The EU’s actions have ruffled members of Congress, as Christoph Heusgen, chairman of the Munich Security Conference, said in March, when he told Vice President Kamala Harris the 2022 climate law has stimulated some irritation in Europe, where some firms see the law as an unfair economic edge.

“It has raised a lot of concern on this side of the Atlantic,” Huesgen said. “But we have been reminded also by members of Congress about CBAM on our side.”

Lindsey Walter, director of international policy for center-left think tank Third Way’s climate and energy program, said because industrial products made in the U.S. are often made under more environmentally stringent regulations than elsewhere, the new EU policy could give American firms an edge against foreign rivals trying to enter the European market.

“The cleaner the product, the less the producer is impacted,” Walter said in an interview.

The U.S. imported about $468 billion worth of goods to the EU in 2019, according to Walter, but the new border mechanism would affect a fraction — about $1.4 billion — she said.

By forcing competition, carbon border mechanisms could be useful in lowering emissions from the industrial sector, a notoriously difficult slice of the economy, both domestically and globally, to decarbonize.

“It’s incredibly challenging to reduce industrial emissions,” Walter said, adding that greenhouse gas emissions from industry are on track to soon be the largest source of emissions in America, surpassing those from transportation and electricity generation.

Implementing the new mechanism in Europe will be intricate and complex, experts said.

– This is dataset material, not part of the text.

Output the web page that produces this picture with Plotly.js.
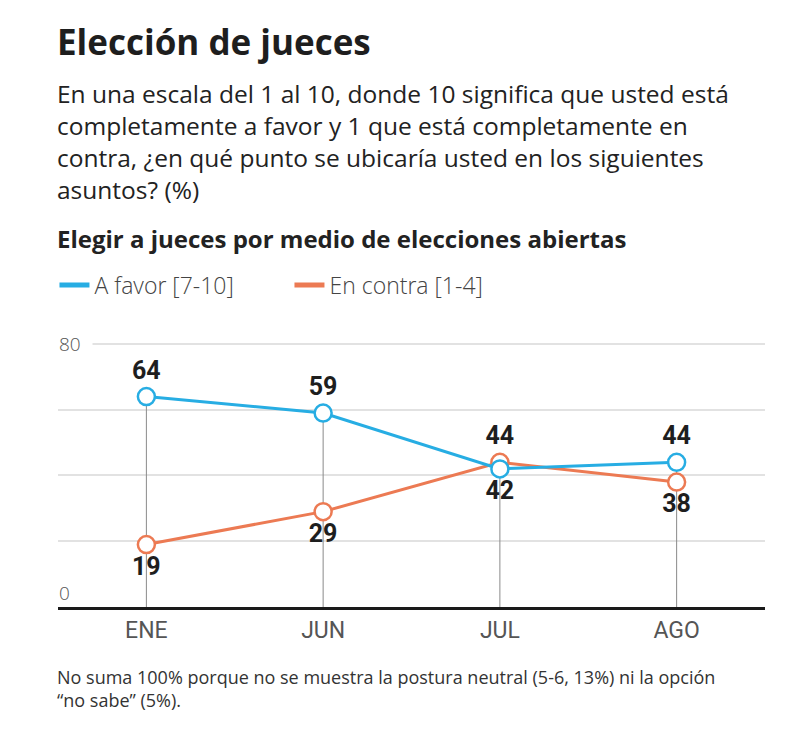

“Bigger multinational corporations might have an advantage because they’re the ones that tend to lay out their decarbonization strategy,” said Shuting Pomerleau, a climate policy analyst at the Niskanen Center, a libertarian think tank. “They probably have already mapped out their emissions footprint and set a target.”

She added that smaller companies may struggle to comply.

“I think it’s honestly going to create a whole new industry just to do this, to help importers in the U.S. and also exporters,” Pomerleau said.